Repairs are a cost of doing business when you're boarding other people's horses, but it depends on the situation. 

At a small, private barn, if your horse is like a bull in a china shop, you should try to find a way to repair or mitigate the damage even for smaller things. Getting nickel and dimed for one horse is not a good way to endear yourself to a barn owner. 

At a larger, full-service barn, I would consider it a part of doing business, since you're always going to have something that gets broken or damaged. Small things like buckets, chains, fencing, etc should be the barn's responsibility, but if your horse destroys gates or other big-bill repairs, it's good manners to offer to cover or at least assist with the repair bill. 

I would say it's a good idea to go over this and any other issue that might arise when you look over your boarding contract.


----------



## rocky pony

Completely agree with what Mulefeather said. I also think it does kind of depend on whether or not negligence was involved.

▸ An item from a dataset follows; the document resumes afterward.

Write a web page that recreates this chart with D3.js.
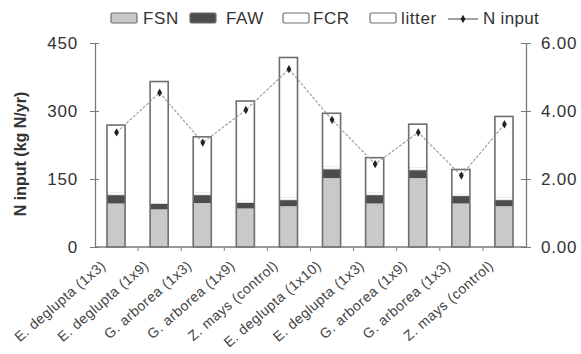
<!DOCTYPE html>
<html>
<head>
<meta charset="utf-8">
<script src="https://cdn.jsdelivr.net/npm/d3@7"></script>
<style>
  html, body { margin: 0; padding: 0; background: #fff; }
  svg { display: block; font-family: "Liberation Sans", Arial, sans-serif; }
</style>
</head>
<body>
<svg id="chart" width="581" height="354"></svg>
<script>
// Treatments along the x axis
const categories = [
  "E. deglupta (1x3)", "E. deglupta (1x9)", "G. arborea (1x3)", "G. arborea (1x9)",
  "Z. mays (control)", "E. deglupta (1x10)", "E. deglupta (1x3)", "G. arborea (1x9)",
  "G. arborea (1x3)", "Z. mays (control)"
];
// Stacked N input components (kg N/yr)
const fsn    = [96, 83, 97, 85, 90, 152, 96, 152, 96, 90];
const faw    = [19, 13, 18, 13, 14, 20, 19, 18, 17, 14];
const fcr    = [6, 6, 6, 6, 6, 6, 6, 6, 6, 6];
const litter = [148, 263, 122, 218, 308, 117, 76, 95, 52, 178];
// Line series on the right axis
const nInput = [3.37, 4.54, 3.07, 4.03, 5.23, 3.74, 2.44, 3.37, 2.10, 3.61];
// Axis ticks
const leftTicks  = [0, 150, 300, 450];
const rightTicks = [0, 2, 4, 6];
const seriesNames = ["FSN", "FAW", "FCR", "litter"];

const svg = d3.select("#chart");
const plotL = 95, plotR = 526, plotT = 43, plotB = 247;

const x = d3.scaleBand().domain(d3.range(categories.length)).range([plotL, plotR]).padding(0);
const y = d3.scaleLinear().domain([0, 450]).range([plotB, plotT]);
const y2 = d3.scaleLinear().domain([0, 6]).range([plotB, plotT]);

const fills = { FSN: "#c9c9c9", FAW: "#4d4d4d", FCR: "#ffffff", litter: "#ffffff" };
const axisColor = "#7a7a7a";
const textColor = "#333";

// Stack the components
const rows = categories.map((c, i) => ({ i, FSN: fsn[i], FAW: faw[i], FCR: fcr[i], litter: litter[i] }));
const stacked = d3.stack().keys(seriesNames)(rows);

const barW = x.bandwidth() * 0.42;
const barX = i => x(i) + x.bandwidth() / 2 - barW / 2 - 0.5;

stacked.forEach(layer => {
  svg.append("g").selectAll("rect").data(layer).join("rect")
    .attr("x", d => barX(d.data.i))
    .attr("width", barW)
    .attr("y", d => y(d[1]))
    .attr("height", d => y(d[0]) - y(d[1]))
    .attr("fill", fills[layer.key])
    .attr("stroke", layer.key === "FCR" ? "#d8d8d8" : "none")
    .attr("stroke-width", 0.8);
});
// Outline around each whole bar
svg.append("g").selectAll("rect").data(rows).join("rect")
  .attr("x", d => barX(d.i))
  .attr("width", barW)
  .attr("y", d => y(d.FSN + d.FAW + d.FCR + d.litter))
  .attr("height", d => plotB - y(d.FSN + d.FAW + d.FCR + d.litter))
  .attr("fill", "none")
  .attr("stroke", "#6e6e6e")
  .attr("stroke-width", 1.6);

// N input line with markers
const cx = i => x(i) + x.bandwidth() / 2;
svg.append("path")
  .datum(nInput)
  .attr("d", d3.line().x((d, i) => cx(i)).y(d => y2(d)))
  .attr("fill", "none")
  .attr("stroke", "#9a9a9a")
  .attr("stroke-width", 1.1)
  .attr("stroke-dasharray", "3,1.5");
svg.append("g").selectAll("path").data(nInput).join("path")
  .attr("transform", (d, i) => `translate(${cx(i)},${y2(d)})`)
  .attr("d", d3.symbol(d3.symbolDiamond, 20))
  .attr("fill", "#222");

// Left axis
const yAxis = svg.append("g").attr("transform", `translate(${plotL},0)`)
  .call(d3.axisLeft(y).tickValues(leftTicks).tickSize(5).tickPadding(12).tickSizeOuter(0));
yAxis.selectAll(".tick line").attr("x2", -5).attr("x1", 4);
// Right axis
const y2Axis = svg.append("g").attr("transform", `translate(${plotR},0)`)
  .call(d3.axisRight(y2).tickValues(rightTicks).tickFormat(d3.format(".2f")).tickSize(5).tickPadding(10).tickSizeOuter(0));
y2Axis.selectAll(".tick line").attr("x1", -5).attr("x2", 5);
// Bottom axis line with ticks at category boundaries
svg.append("line").attr("x1", plotL).attr("x2", plotR).attr("y1", plotB).attr("y2", plotB)
  .attr("stroke", axisColor).attr("stroke-width", 1.3);
svg.append("g").selectAll("line").data(d3.range(1, categories.length)).join("line")
  .attr("x1", i => x(i)).attr("x2", i => x(i))
  .attr("y1", plotB).attr("y2", plotB + 4)
  .attr("stroke", axisColor);

[yAxis, y2Axis].forEach(g => {
  g.select(".domain").attr("stroke", axisColor).attr("stroke-width", 1.3);
  g.selectAll(".tick line").attr("stroke", axisColor);
  g.selectAll("text").attr("fill", textColor).style("font-size", "17px").style("letter-spacing", "0.8px");
});

// Category labels
svg.append("g").selectAll("text").data(categories).join("text")
  .attr("transform", (d, i) => `translate(${cx(i) - 10},${plotB + 20}) rotate(-41)`)
  .attr("text-anchor", "end")
  .attr("fill", "#444")
  .style("font-size", "14px")
  .style("letter-spacing", "0.5px")
  .text(d => d);

// Axis title
svg.append("text")
  .attr("transform", "translate(26,154) rotate(-90)")
  .attr("text-anchor", "middle")
  .attr("fill", textColor)
  .style("font-size", "16px")
  .style("font-weight", "bold")
  .text("N input (kg N/yr)");

// Legend
const legendY = 18;
const legend = [
  { key: "FSN", bx: 111, tx: 143 },
  { key: "FAW", bx: 190, tx: 226 },
  { key: "FCR", bx: 283, tx: 313 },
  { key: "litter", bx: 370, tx: 401 }
];
legend.forEach(l => {
  svg.append("rect").attr("x", l.bx).attr("y", legendY - 5).attr("width", 26).attr("height", 10)
    .attr("rx", 1.5)
    .attr("fill", fills[l.key]).attr("stroke", "#6e6e6e").attr("stroke-width", 1.2);
  svg.append("text").attr("x", l.tx).attr("y", legendY + 6).attr("fill", textColor)
    .style("font-size", "17px").style("letter-spacing", "0.6px").text(l.key);
});
svg.append("line").attr("x1", 448).attr("x2", 478).attr("y1", legendY + 1).attr("y2", legendY + 1)
  .attr("stroke", "#555").attr("stroke-width", 1.1);
svg.append("path").attr("transform", `translate(463,${legendY + 1})`)
  .attr("d", d3.symbol(d3.symbolDiamond, 20)).attr("fill", "#222");
svg.append("text").attr("x", 483).attr("y", legendY + 6).attr("fill", textColor)
  .style("font-size", "17px").style("letter-spacing", "0.3px").text("N input");
</script>
</body>
</html>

For example, if I am boarding other people's horses on my property, I am going to assume that some may chew wood, kick walls, rub on things aggressively, try to break out, etc. That's just what horses do and it's part of what we expect when we bring horses onto our property, so it's my job to try my best to prevent and minimize damage (by reinforcing wood with metal/rubber/etc to protect it from chewers and kickers, etc). I also recognize that sometimes horses spook and pull back when tied, so I expect that and plan by ensuring that there are secure places to tie horses which won't break when they pull.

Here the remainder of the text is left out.